Sunday, April 4, 2021

My Parents Taught Me Not To Waste. Television, Not So Much.

 We noticed our kitchen garbage was smelling pretty bad and needed to be taken out. So right away my wife and I looked around the house for any waste paper baskets we could fill up the bag with. After that we went through the fridge to clear out any old food containers. It was only once we had a full garbage bag that it occurred to us: we could have just taken out a mostly empty bag.

 But it hadn’t occurred to us. That’s not how we were raised. A garbage bag had to be crammed full before you took it outside. It was just…the way.

A while before that happened, I found myself doing something I realized my parents would be proud of me for. I wasn’t accomplishing anything that would bring renown to the family name. What I was doing was making a peanut butter sandwich. But the part I felt they would approve of was that I was using a spatula to get the last bits of peanut butter out of the jar. Because that’s what they taught me to do when I was young and it was something I at that time resisted. Because it made extra work for me. But that was the reality they grew up in, both of them being raised during the depression when waste was not an option.

 Thrift was an inconvenient idea for people of my generation. We had so much in the way of material possessions and cheap goods it really was easier for us to throw something away and just get a new one. We were a generation torn between an older way of doing things and a new one.

 I don’t know about people younger than myself, but anyone my age or older experienced it: that moment when you brought an appliance or an electronic device to a repair shop to have it fixed, only to be told that it would be cheaper to buy a new one than repair it. We all felt the wrongness of it. But in the end, we were all taught to save a buck wherever possible. But we knew, we knew, that it shouldn’t be this way. We knew we were participating in a system that didn’t make sense. And yet we trusted the system, trusted progress, trusted authority…we trusted something. Because up until then it made sense to trust, because the system was working and it seemed like we were progressing and those telling us to trust didn’t seem all that scary.


  But that trust we had in a system has led us to where we are today. We live in a society where half the food we grow is wasted while the great lakes are being turned into dead zones due to the extensive fertilizer used to grow food we don’t even eat. We live in a society where people rent storage units to hold the possessions they don’t have room for. And the real cost for all the waste we engage in is finally becoming unavoidable.

 If I could tell one thing to young people today it would be what my parents told me. And their parents told them and so on, back into prehistory. Do not take what you do not need, do not take seconds until you are sure everyone else got a first serving. If you put something on your plate, you eat it. Do not waste because there are others in the world who do not have enough. Do not throw things away that are still good just because you want something better. The Baby Boomer generation hated the “There are kids starving in China” line, but that is only because the television spent more time raising them than their parents. An entire generation was hijacked by Madison Avenue to go against everything every adult ever tried to instill into their young.

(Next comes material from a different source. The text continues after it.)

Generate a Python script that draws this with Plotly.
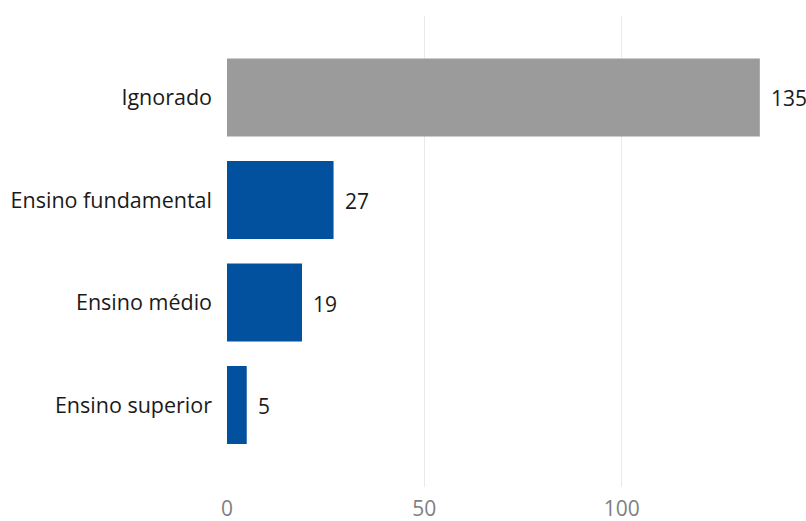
import plotly.graph_objects as go

categories = ["Ignorado", "Ensino fundamental", "Ensino médio", "Ensino superior"]
values = [135, 27, 19, 5]
colors = ["#9B9B9B", "#02519E", "#02519E", "#02519E"]
x_ticks = [0, 50, 100]

FONT = "'Open Sans', 'Noto Sans', sans-serif"

fig = go.Figure(
    go.Bar(
        y=categories,
        x=values,
        orientation="h",
        marker=dict(color=colors, line=dict(width=0)),
        width=0.76,
        hoverinfo="skip",
    )
)

# value labels to the right of each bar
for cat, val in zip(categories, values):
    fig.add_annotation(
        x=val, y=cat, text=str(val), showarrow=False,
        xanchor="left", xshift=9, yshift=-1,
        font=dict(family=FONT, size=21, color="#1a1a1a"),
    )

fig.update_layout(
    width=806, height=521,
    margin=dict(l=227, r=0, t=16, b=34),
    paper_bgcolor="white", plot_bgcolor="white",
    showlegend=False,
    font=dict(family=FONT),
    xaxis=dict(
        range=[0, 146.7],
        tickvals=x_ticks,
        showgrid=True, gridcolor="#E9E9E9", gridwidth=1.3,
        zeroline=False, showline=False,
        tickfont=dict(size=21, color="#7F7F7F"),
        ticklabelstandoff=7,
        automargin=False,
    ),
    yaxis=dict(
        categoryorder="array", categoryarray=categories,
        range=[3.80, -0.795],
        showgrid=False, zeroline=False, showline=False,
        tickfont=dict(size=21.5, color="#1a1a1a"),
        ticklabelstandoff=14,
    ),
)

fig.write_html("out.html")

 We have had it drilled into our heads that individual decisions and actions do not matter, but they do. They matter because values matter. This was never in contention until radio and television and the internet ushered in a new value system that served advertisers. It was a value system that was in direct opposition to what every parent tried to instill into their children until the time when advertisers had more influence on children than their own parents. That shift happened about the time when I was a child and television had established its place in American households. Let us be clear that what was established was an usurpation of corporate values over human values. It is the difficult but necessary task of each of us to overturn the values coup and reassert human values once more.

 The values we live by in our everyday lives have a ripple effect. They change not only the way we live our individual lives but also the way we perceive how society should be run. We need to live our values in order for them to be translated into society at large. The big changes society needs, which we know it needs, will not come about of their own accord. They will not come about when the right people are elected or the right technology becomes available. And it sure won’t come about through the media. It will come about when people live out simple but timeless values.

 It’s time to take the stinky garbage bag of corporate values to the curb.